When she returned to New Zealand, Mollie worked for Fashions Limited in Courtenay Place, Wellington, which produced the popular Fashionbilt label (it was one of the largest dressmaking firms in New Zealand). She learnt invaluable skills about materials and how they hung, fastenings, and pattern drafting – all of which she applied throughout her career. She also worked for a short time at Screens Advertising Limited in Lambton Quay, learning the job of producing advertisements for cinemas in the 1930s.
Mollie was versatile and reliable. She could write copy and illustrate – these skills attracted the attention of Mrs M.H. Chatfield, the Lady Editor of the Evening Post (until 1939). Mrs Chatfield gave Mollie the opportunity to work freelance for the women’s page in the newspaper.

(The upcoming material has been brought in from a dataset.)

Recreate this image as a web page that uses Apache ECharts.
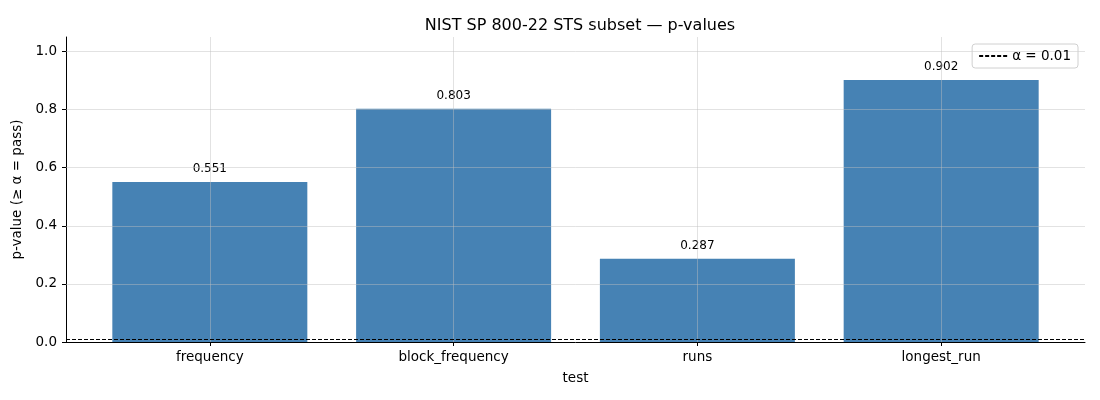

During the Second World War (1939-45) Mollie wrote columns on upcycling and making-do. She eventually had a long and successful career in writing popular fashion columns and features for several newspapers and magazines, including the New Zealand Herald and the New Zealand Weekly News.
During the war, Mollie harnessed her fashion knowledge for the greater good. She provided advice on revamping clothes and upcycling scraps of fabric and became a creative force in fundraising pageants and queen carnivals. While working full-time, she volunteered to design the participants’ costumes for events between 1939 and 1941, including the huge Victory Queen Carnival in Wellington in 1941. Te Papa holds her design sketches from some of these events.
Mollie married Hal Dillon Scobie Mackenzie at St Paul’s Cathedral, Wellington, on 15 August 1942. He left afterwards to serve in Italy during the war, returning to New Zealand in early 1946. The couple moved to Central Otago where Hal ran the historic Kyeburn sheep station, and Mollie continued a busy freelance career in fashion. They later moved to a low country farm near Timaru, where Mollie began illustrating fashion advertising (press and catalogues) for the Christchurch department store, Ballantynes.
Mollie and Hal moved back to Central Otago for a time. They began spending winters in Australia, moving permanently to Burleigh Heads, Queensland, in the mid-1980s, where Mollie spent the rest of her life, living to 100 years of age.